The undiscriminating character of speed cameras is at least partly to blame for public antipathy, insofar as they take no account of the reasons why a driver might be exceeding the speed limit - something many police officers could be sympathetic to. However, equally responsible was the financial impact that widespread deployment of cameras had on the large number of motorists who speed habitually.
Studies into the efficacy of safety cameras have been ambiguous, and the debate is at times heated. Isolated incidents of attacks on cameras culminated in February 2003 with one device at Thrapston, Northants, being blown up by a bomb.
The Government and safety cameras' supporters insist that in reducing speeds at blackspot sites, cameras are having a positive impact, in view of the high rate at which accident mortality increases in relation to higher speeds.
Nevertheless, the road safety lobby continues to criticise the Government's guidelines, which state that a location has to have already experienced a number of serious accidents before a camera can be located there as an unreasonable concession to the motoring lobby. Similarly, the requirement that cameras be made visible is controversial, insofar as it is alleged to make it easier to speed once away from the cameras and to encourage dangerous heavy braking immediately before entering a covered area.
A Transport 2000 report of April 2004 found that safety cameras were actually highly popular with local communities, who objected to the restrictions on siting. And a survey from the Institute of Advanced Motorists carried out in February 2008 revealed that 78% of the 500 motorists questioned approved of speed cameras, although a "strong suspicion" remained that the cameras were not installed purely for safety reasons.

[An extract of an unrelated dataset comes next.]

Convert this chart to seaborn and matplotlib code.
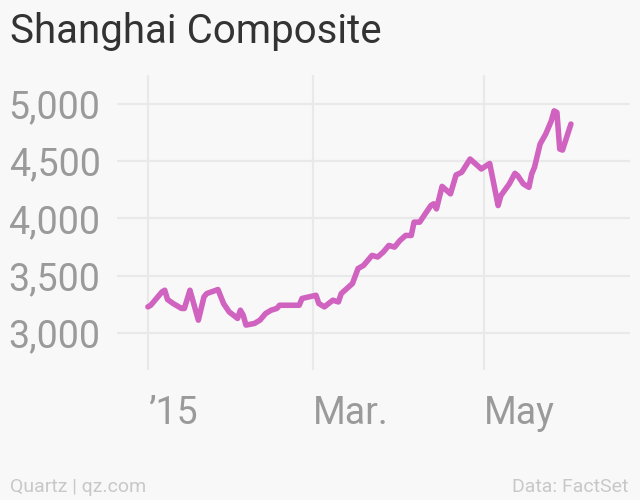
import pandas as pd
import numpy as np

import seaborn as sns
import matplotlib.pyplot as plt
import matplotlib.dates as mdates
from matplotlib.ticker import FuncFormatter

sns.set_style("white")

BG = "#f8f8f8"
LINE_COLOR = "#d062c0"
GRID_COLOR = "#e9e9e9"

# Shanghai Composite, values
dates = [
    "2015-01-01", "2015-01-02", "2015-01-05", "2015-01-06", "2015-01-07",
    "2015-01-08", "2015-01-10", "2015-01-13", "2015-01-14", "2015-01-16",
    "2015-01-17", "2015-01-19", "2015-01-21", "2015-01-22", "2015-01-26",
    "2015-01-28", "2015-01-30", "2015-02-02", "2015-02-03", "2015-02-04",
    "2015-02-05", "2015-02-08", "2015-02-10", "2015-02-12", "2015-02-14",
    "2015-02-16", "2015-02-17", "2015-02-24", "2015-02-25", "2015-03-02",
    "2015-03-03", "2015-03-05", "2015-03-08", "2015-03-10", "2015-03-11",
    "2015-03-15", "2015-03-17", "2015-03-19", "2015-03-22", "2015-03-24",
    "2015-03-26", "2015-03-28", "2015-03-30", "2015-04-01", "2015-04-03",
    "2015-04-05", "2015-04-06", "2015-04-08", "2015-04-10", "2015-04-12",
    "2015-04-13", "2015-04-14", "2015-04-16", "2015-04-19", "2015-04-21",
    "2015-04-23", "2015-04-26", "2015-04-28", "2015-04-30", "2015-05-03",
    "2015-05-04", "2015-05-06", "2015-05-07", "2015-05-10", "2015-05-12",
    "2015-05-13", "2015-05-15", "2015-05-17", "2015-05-18", "2015-05-19",
    "2015-05-21", "2015-05-23", "2015-05-25", "2015-05-26", "2015-05-27",
    "2015-05-28", "2015-05-29", "2015-06-01",
]
values = [
    3229, 3243, 3330, 3359, 3374,
    3293, 3258, 3215, 3215, 3374,
    3287, 3113, 3316, 3345, 3380,
    3258, 3185, 3128, 3200, 3157,
    3070, 3084, 3113, 3171, 3200,
    3215, 3243, 3243, 3302, 3330,
    3258, 3229, 3287, 3272, 3345,
    3432, 3563, 3591, 3678, 3664,
    3707, 3765, 3750, 3809, 3852,
    3852, 3968, 3968, 4041, 4113,
    4128, 4084, 4280, 4215, 4380,
    4403, 4519, 4476, 4432, 4480,
    4359, 4113, 4200, 4302, 4394,
    4374, 4302, 4272, 4389, 4447,
    4650, 4737, 4852, 4939, 4925,
    4606, 4597, 4824,
]

x_ticks = ["2015-01-01", "2015-03-01", "2015-05-01"]
x_tick_labels = ["\u201915", "Mar.", "May"]
y_ticks = [3000, 3500, 4000, 4500, 5000]

df = pd.DataFrame({"date": pd.to_datetime(dates), "value": values})

plt.rcParams["font.family"] = ["Roboto", "DejaVu Sans"]

fig = plt.figure(figsize=(6.4, 5), dpi=100, facecolor=BG)
ax = fig.add_axes([0.183, 0.26, 0.801, 0.59])
ax.set_facecolor(BG)

sns.lineplot(data=df, x="date", y="value", ax=ax, color=LINE_COLOR,
             linewidth=4.0, solid_joinstyle="round", solid_capstyle="round",
             zorder=3)

ax.set_xlim(pd.Timestamp("2014-12-21"), pd.Timestamp("2015-06-22"))
ax.set_ylim(2678, 5252)
ax.set_xticks(pd.to_datetime(x_ticks))
ax.set_xticklabels(x_tick_labels, ha="left")
ax.set_yticks(y_ticks)
ax.yaxis.set_major_formatter(FuncFormatter(lambda v, p: f"{int(v):,}"))

ax.grid(True, color=GRID_COLOR, linewidth=1.6, zorder=0)
ax.tick_params(axis="both", length=0, labelsize=27, labelcolor="#9a9a9a")
ax.tick_params(axis="y", pad=12)
ax.tick_params(axis="x", pad=18)
for s in ax.spines.values():
    s.set_visible(False)
ax.set_xlabel("")
ax.set_ylabel("")

fig.text(0.016, 0.914, "Shanghai Composite", fontsize=29, color="#333333",
         ha="left", va="baseline")
fig.text(0.016, 0.016, "Quartz | qz.com", fontsize=14, color="#c8c8c8",
         ha="left", va="baseline")
fig.text(0.982, 0.016, "Data: FactSet", fontsize=14, color="#c8c8c8",
         ha="right", va="baseline")

fig.savefig("out.png", dpi=100, facecolor=BG)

More recently, in January 2011 an investigation carried out by Which? magazine found that over half of fixed cameras in England and Wales - 53% - did not work at any one time. The investigation also found "big differences" in the number of speed cameras used by each of the 43 police authorities in England and Wales.
Sussex had 60 fixed speed cameras all operational, while Lancashire, which has 287 fixed cameras, used just 10% at any one time. And four regions - Cleveland, Durham, North Yorkshire and Wiltshire - had no fixed speed cameras at all. Which? concluded that their investigation had shown the chances of being caught speeding were "dramatically different" depending on the area.
Statistics
In 2009, the average free flow speed of cars travelling on non-built-up roads was 70 mph on motorways, 68 mph on dual carriageways and 48 mph on single carriageways.
The average free flow speed of cars in 2009 on roads with a 40 mph speed limit was 36 mph and on roads with a 30 mph limit it was 30 mph. These figures are unchanged from both 2007 and 2008.
On motorways in 2009, 52 per cent of cars exceeded the 70 mph speed limit. In addition, 16 per cent of cars were recorded as travelling at 80 mph or faster.
Very few heavy goods vehicles exceeded their speed limit of 60 mph on motorways. However, over 83 per cent of them exceeded the 50 mph speed limit on dual carriageway non-built-up roads and 75 per cent exceeded the 40 mph limit on single carriageway non-built-up roads.
In 2009, over half of all motorcycles travelled faster than the 30 mph speed limit in built-up areas. Forty three per cent exceeded the speed limit by 5 mph or more.
Source: Transport Statistics Great Britain, DfT - November 2010
Quotes
"Everyday about nine people will die and a further 78 will be seriously injured on our roads, and excessive or inappropriate speed will be a factor in a significant number of these accidents.
"Safety cameras have played a vital role in helping us to reduce road casualties. Where, they have been introduced, cameras have on average reduced the number of people killed or seriously injured by 42%."